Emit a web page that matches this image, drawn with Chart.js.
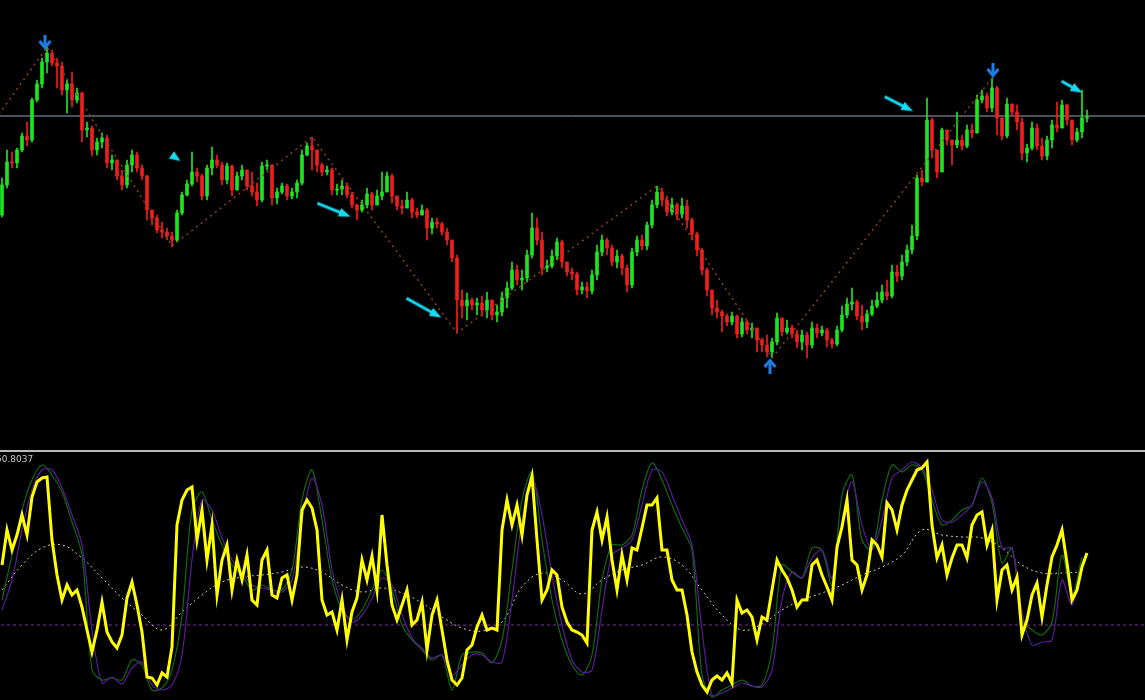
<!DOCTYPE html>
<html>
<head>
<meta charset="utf-8">
<script src="https://cdn.jsdelivr.net/npm/chart.js@4.4.1/dist/chart.umd.min.js"></script>
<style>
    html, body { margin: 0; padding: 0; background: #000; overflow: hidden; }
    #wrap { position: relative; width: 1145px; height: 700px; background: #000; }
    #priceBox { position: absolute; left: 0; top: 0; width: 1145px; height: 450px; }
    #sep { position: absolute; left: 0; top: 450px; width: 1145px; height: 2px; background: #b9b9b9; }
    #oscBox { position: absolute; left: 0; top: 453px; width: 1145px; height: 247px; }
    #oscLabel { position: absolute; left: -4px; top: 454px; font: 9px "DejaVu Sans", sans-serif; color: #c8c8c8; }
</style>
</head>
<body>
<div id="wrap">
    <div id="priceBox"><canvas id="priceChart" width="1145" height="450"></canvas></div>
    <div id="sep"></div>
    <div id="oscBox"><canvas id="oscChart" width="1145" height="247"></canvas></div>
    <div id="oscLabel">50.8037</div>
</div>
<script>
// ─── price data (points), one candle per bar index ───
const firstOpen = 235;
const closes = [
    265,288,287,300,314,310,350,366,388,397,387,384,360,366,350,357,320,322,300,308,312,287,290,274,
    265,285,295,282,274,240,232,220,218,214,210,237,255,266,278,274,254,282,290,285,270,284,260,274,
    280,264,258,250,284,285,252,258,264,254,258,267,295,304,300,285,278,280,260,261,264,255,245,240,245,256,245,254,258,274,254,244,
    242,250,238,235,240,222,228,226,218,210,192,150,144,150,145,147,140,150,135,138,152,162,180,170,172,195,222,210,182,184,194,208,188,178,176,160,163,159,175,198,
    210,202,188,194,182,165,198,210,204,225,245,258,250,238,245,236,244,230,216,200,
    180,160,142,138,134,128,134,116,128,120,122,110,105,98,108,132,118,122,116,108,115,105,122,117,120,110,106,120,135,146,
    148,134,128,136,144,150,158,154,178,174,188,200,214,272,268,330,
    300,278,320,310,305,310,304,320,317,350,354,342,362,332,314,346,338,328,297,302,322,304,294,310,325,322,345,330,310,318,332,333
];
const highs = [
    272,300,298,302,317,328,352,370,392,403,400,392,388,370,378,362,358,328,324,312,317,315,295,288,
    280,290,300,298,285,275,240,235,228,222,218,240,258,270,298,282,276,285,303,295,288,287,285,278,
    285,280,278,267,288,290,282,262,267,266,262,270,300,307,313,290,287,284,282,266,270,267,258,246,250,262,258,260,278,278,276,252,
    250,258,252,242,245,242,232,232,228,222,210,195,160,157,152,152,154,158,144,145,158,168,188,185,180,200,237,232,218,190,200,212,210,188,182,178,168,168,180,205,
    215,212,205,200,196,185,202,214,215,228,250,264,262,254,252,247,252,250,232,218,
    202,182,155,150,140,136,138,135,132,130,127,120,112,115,112,137,132,130,125,120,120,118,128,126,124,122,112,124,144,152,
    162,150,145,140,150,158,165,170,185,185,195,205,225,275,280,352,
    332,290,322,315,310,338,315,325,326,355,360,357,372,364,322,352,346,345,332,306,328,326,312,314,330,348,350,346,330,322,360,340
];
const lows = [
    233,262,282,282,298,304,308,348,362,377,384,362,355,337,343,347,308,313,294,295,302,282,280,270,
    260,262,278,278,270,230,225,217,212,210,203,208,235,254,264,268,250,250,275,282,265,266,254,262,
    270,260,254,244,248,280,245,246,256,250,251,252,265,294,280,278,274,275,255,255,255,252,242,230,238,242,240,248,250,270,247,240,
    236,245,232,232,235,210,216,222,215,205,188,117,132,130,140,135,134,132,130,128,134,142,160,165,160,168,192,205,175,178,182,190,182,174,170,155,156,152,156,170,
    194,195,184,182,175,158,162,194,200,200,222,242,244,234,235,230,232,222,210,194,
    175,154,135,132,118,124,125,112,113,116,112,98,98,93,92,105,114,116,112,102,100,92,102,112,114,103,102,104,118,132,
    140,130,120,122,134,142,147,150,152,168,170,184,196,210,264,268,
    292,272,280,305,285,302,300,302,312,320,347,338,338,315,310,312,334,320,290,288,300,300,290,290,302,318,324,325,305,308,312,328
];

// zigzag pivots (bar index, price)
const zigIndex = [-2, 9, 34, 62, 91, 131, 154, 198];
const zigPrice = [326, 403, 204, 313, 117, 264, 92, 372];

// horizontal price level
const levelPrice = 334;

// signal arrows
const downIndex = [8.6, 198.2];
const downPrice = [408, 380];
const upIndex = [153.6];
const upPrice = [84];
const cyanIndex = [34.8, 66.4, 84.4, 179.4, 214];
const cyanPrice = [292, 240, 142, 346, 363];
const cyanLength = [11, 36, 40, 32, 24];
const cyanAngle = [35, 22, 29, 27, 29];

// ─── oscillator data ───
// fast line, one value per bar
const fastLine = [
    60,95,75,90,110,90,128,143,147,148,
    85,50,25,40,30,35,18,-5,-27,-5,
    23,-7,-17,-23,-10,27,43,20,-7,-52,
    -53,-60,-48,-52,-22,100,125,135,138,85,
    115,65,100,30,65,80,35,65,45,70,
    25,20,65,75,30,27,47,50,25,50,
    115,125,117,95,25,10,13,-5,25,-15,
    13,27,65,45,69,35,110,60,20,5,
    20,35,0,5,23,-25,10,25,-5,-35,
    -55,-60,-53,-25,-20,-2,10,-5,-3,-5,
    95,125,100,120,90,130,149,85,25,35,
    55,50,18,3,-5,-7,-10,-18,95,113,
    85,108,65,35,70,45,77,75,97,120,
    120,127,75,75,45,35,35,10,-27,-47,
    -60,-67,-55,-51,-55,-48,-58,25,12,15,
    8,-15,8,5,35,65,55,47,35,18,
    25,25,60,65,50,38,25,78,98,125,
    65,60,35,50,85,80,68,122,115,95,
    120,135,145,155,157,163,100,67,80,50,
    67,80,80,67,100,110,113,80,95,25,
    55,60,35,48,-10,5,30,42,8,40,
    68,80,95,62,25,35,58,72
];
// signal lines, one value every 2 bars
const greenLine = [
    25,70,115,145,160,150,133,103,70,-45,
    -55,-53,-55,-35,-40,-65,-63,-45,10,115,
    133,105,80,60,50,35,40,35,35,55,
    125,155,105,45,15,5,15,35,55,35,
    0,-15,-25,-35,-30,-65,-30,-27,-28,-38,
    -15,55,125,153,85,25,-15,-40,-50,-30,
    45,80,80,90,135,162,145,120,97,75,
    -50,-72,-65,-60,-55,-61,-60,-25,60,53,
    47,77,75,40,130,150,85,75,125,160,
    153,160,155,125,100,105,115,120,147,122,
    62,77,5,-5,-10,3,70,30,68
];
const purpleLine = [
    15,45,95,135,155,155,137,110,80,-5,
    -58,-52,-59,-43,-37,-60,-65,-60,-30,65,
    125,115,87,65,53,40,37,35,33,45,
    105,147,120,55,20,3,10,27,47,40,
    10,-13,-23,-33,-30,-50,-40,-30,-30,-37,
    -37,25,105,147,110,50,0,-35,-47,-45,
    15,70,77,85,120,155,153,130,105,80,
    -5,-70,-68,-63,-58,-61,-62,-45,25,53,
    47,67,75,47,105,143,100,75,105,147,
    155,163,157,135,105,103,110,120,143,127,
    77,77,13,-20,-17,-15,45,20,60
];
// slow average, one value every 4 bars
const slowAvg = [
    35,60,77,80,67,47,27,10,-5,13,30,43,48,50,53,58,53,40,33,37,
    32,22,8,-3,-6,3,38,52,45,31,45,55,60,68,60,35,10,-5,1,15,
    25,32,40,50,58,70,95,90,88,87,77,60,52,52,53
];
const zeroLevel = 0;

// ─── colours ───
const bullColor = '#1ee61e';
const bearColor = '#f01e1e';

// x range shared by both panels
const xMin = -0.4;
const xMax = 228.6;

// ─── arrow glyphs (drawn as point styles) ───
function makeBlueArrow(pointDown) {
    const c = document.createElement('canvas');
    c.width = 14; c.height = 15;
    const g = c.getContext('2d');
    g.fillStyle = '#1f7ee6';
    g.strokeStyle = '#1f7ee6';
    g.lineWidth = 3;
    if (!pointDown) { g.translate(0, 15); g.scale(1, -1); }
    g.fillRect(5.5, 0, 3, 13);
    g.beginPath();
    g.moveTo(1.5, 6.5);
    g.lineTo(7, 13);
    g.lineTo(12.5, 6.5);
    g.stroke();
    return c;
}

function makeCyanArrow(len) {
    const head = Math.min(12, len);
    const c = document.createElement('canvas');
    c.width = len + 2; c.height = 12;
    const g = c.getContext('2d');
    g.fillStyle = '#17d9ef';
    if (len > head) g.fillRect(1, 4.5, len - head + 1, 3);
    g.beginPath();
    g.moveTo(len + 1, 6);
    g.lineTo(len + 1 - head, 1.5);
    g.lineTo(len + 1 - head, 10.5);
    g.closePath();
    g.fill();
    return c;
}

const pts = (xs, ys) => xs.map((x, i) => ({ x: x, y: ys[i] }));
const everyN = (vals, n) => vals.map((v, k) => ({ x: k * n, y: v }));

// ─── price panel ───
const opens = closes.map((c, i) => i === 0 ? firstOpen : closes[i - 1]);
const candleColors = closes.map((c, i) => c >= opens[i] ? bullColor : bearColor);
const bodyData = closes.map((c, i) => ({ x: i, y: [opens[i], c] }));
const wickData = closes.map((c, i) => ({
    x: i,
    y: [Math.min(lows[i], opens[i], c), Math.max(highs[i], opens[i], c)]
}));

new Chart(document.getElementById('priceChart'), {
    type: 'bar',
    data: {
        datasets: [
            {
                type: 'line',
                data: pts(downIndex, downPrice),
                showLine: false,
                pointStyle: makeBlueArrow(true),
                pointRadius: 7
            },
            {
                type: 'line',
                data: pts(upIndex, upPrice),
                showLine: false,
                pointStyle: makeBlueArrow(false),
                pointRadius: 7
            },
            {
                type: 'line',
                data: pts(cyanIndex, cyanPrice),
                showLine: false,
                pointStyle: cyanLength.map(makeCyanArrow),
                pointRotation: cyanAngle,
                pointRadius: 7
            },
            {
                type: 'line',
                data: pts(zigIndex, zigPrice),
                borderColor: '#8a4414',
                borderWidth: 1.5,
                borderDash: [2, 4],
                pointRadius: 0,
                tension: 0
            },
            {
                data: bodyData,
                backgroundColor: candleColors,
                barThickness: 3,
                minBarLength: 1,
                grouped: false,
                borderWidth: 0
            },
            {
                data: wickData,
                backgroundColor: candleColors,
                barThickness: 1,
                grouped: false,
                borderWidth: 0
            },
            {
                type: 'line',
                data: [{ x: xMin - 1, y: levelPrice }, { x: xMax + 1, y: levelPrice }],
                borderColor: '#8fa3c0',
                borderWidth: 1,
                pointRadius: 0
            }
        ]
    },
    options: {
        responsive: false,
        animation: false,
        events: [],
        layout: { padding: 0, autoPadding: false },
        scales: {
            x: { type: 'linear', min: xMin, max: xMax, offset: false, display: false },
            y: { min: 0, max: 450, display: false }
        },
        plugins: { legend: { display: false }, tooltip: { enabled: false } }
    }
});

// ─── oscillator panel ───
new Chart(document.getElementById('oscChart'), {
    type: 'line',
    data: {
        datasets: [
            {
                data: everyN(fastLine, 1),
                borderColor: '#ffff00',
                borderWidth: 3,
                pointRadius: 0,
                tension: 0
            },
            {
                data: everyN(purpleLine, 2),
                borderColor: '#5a1a9c',
                borderWidth: 1.2,
                pointRadius: 0,
                tension: 0.3
            },
            {
                data: everyN(greenLine, 2),
                borderColor: '#0f6a12',
                borderWidth: 1.2,
                pointRadius: 0,
                tension: 0.3
            },
            {
                data: everyN(slowAvg, 4),
                borderColor: '#cfc6b6',
                borderWidth: 1,
                borderDash: [2, 3],
                pointRadius: 0,
                tension: 0.4
            },
            {
                data: [{ x: xMin - 1, y: zeroLevel }, { x: xMax + 1, y: zeroLevel }],
                borderColor: '#7a2c9e',
                borderWidth: 1,
                borderDash: [3, 3],
                pointRadius: 0
            }
        ]
    },
    options: {
        responsive: false,
        animation: false,
        events: [],
        layout: { padding: 0, autoPadding: false },
        scales: {
            x: { type: 'linear', min: xMin, max: xMax, display: false },
            y: { min: -75, max: 172, display: false }
        },
        plugins: { legend: { display: false }, tooltip: { enabled: false } }
    }
});
</script>
</body>
</html>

• [AIM] Using the listing above, say how many of its lines contain the string "drawn", giving nothing but the figure.

• [OUTPUT] 2